En 2022 c’est à peu près pareil. Si on reprend le même exemple : le couple au RSA toucherait 975€ mensuel de RSA et d’aides au logement (à hauteur de 250€ disons, histoire de tenir compte de l’inflation) cette année. Tandis que le couple vivant sur un SMIC toucherait aujourd’hui plus ou moins 1 302€ net (avant revalorisation automatique du SMIC en 2022. Une différence de 326€ environ, pour un revenu correspondant à 74% du SMIC net. Le couple au RSA serait d’ailleurs toujours au-dessous du seuil de pauvreté. 

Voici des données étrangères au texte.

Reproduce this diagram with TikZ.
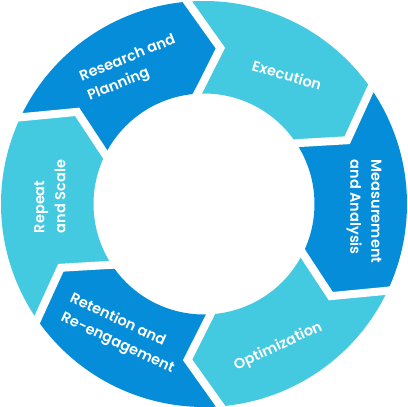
\documentclass[tikz,border=0pt]{standalone}
\usepackage{fontspec}
\setmainfont{Poppins}[UprightFont={* SemiBold}]
\definecolor{dk}{HTML}{058DD9}
\definecolor{lt}{HTML}{43C9E0}
\begin{document}
\begin{tikzpicture}[x=1pt,y=1pt,
  lbl/.style={text=white, font=\fontsize{14.5}{21}\selectfont, align=left, inner sep=0pt},
  gap/.style={white, line width=8, line join=miter}]
\useasboundingbox (-204,-203) rectangle (204,204);
\def\R{203}\def\r{110.5}\def\m{156.75}\def\d{12}
\foreach \a/\c in {156/dk,96/lt,36/dk,-24/lt,-84/dk,-144/lt}{
  \pgfmathsetmacro\b{\a-60}
  \pgfmathsetmacro\bt{\b-\d}
  \pgfmathsetmacro\at{\a-\d}
  \fill[\c] (\a:\R) arc[start angle=\a, end angle=\b, radius=\R] -- (\bt:\m) -- (\b:\r)
    arc[start angle=\b, end angle=\a, radius=\r] -- (\at:\m) -- cycle;
}
\foreach \a in {156,96,36,-24,-84,-144}{
  \pgfmathsetmacro\at{\a-\d}
  \draw[gap] (\a:{\R+8}) -- (\at:\m) -- (\a:{\r-8});
}
\node[lbl, rotate=22] (research) at (-72.2,135.3) {Research and\\Planning};
\node[lbl, rotate=-16.5] (execution) at (83,129) {Execution};
\node[lbl, rotate=-90] (measure) at (160,-7.5) {Measurement\\and Analysis};
\node[lbl, rotate=25] (optim) at (74.3,-142.7) {Optimization};
\node[lbl, rotate=-25] (retention) at (-82,-130) {Retention and\\Re-engagement};
\node[lbl, rotate=90] (repeat) at (-154,7.5) {Repeat\\and Scale};
\end{tikzpicture}
\end{document}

Pour résumer, si l’on définit l’assistanat au regard de la définition faite par Laurent Wauquiez alors l’assistanat n’existe pas. En d’autres termes le surdoué ambitieux est soit bien moins doué qu’il n’y paraît soit simplement malhonnête. Libre à chacun d’en arriver à la seconde possibilité. 

Pour autant le RSA souffre de vraies lacunes, profondes et pointées en ces termes par la cour des comptes "[...] l'accompagnement est faible, la contractualisation rare et souvent de pure forme, et en définitive la logique des droits et devoirs est dévoyée. Cet état de fait ne permet pas, sauf dans de rares exceptions, de mesurer un effet positif de l’accompagnement". [Le revenu de solidarité active (RSA), Cour des comptes, Janvier 2022, P151

Ça ne soulève pas les foules, ne mobilise pas les électeurs de droite, mais c’est en revanche un problème bien réel.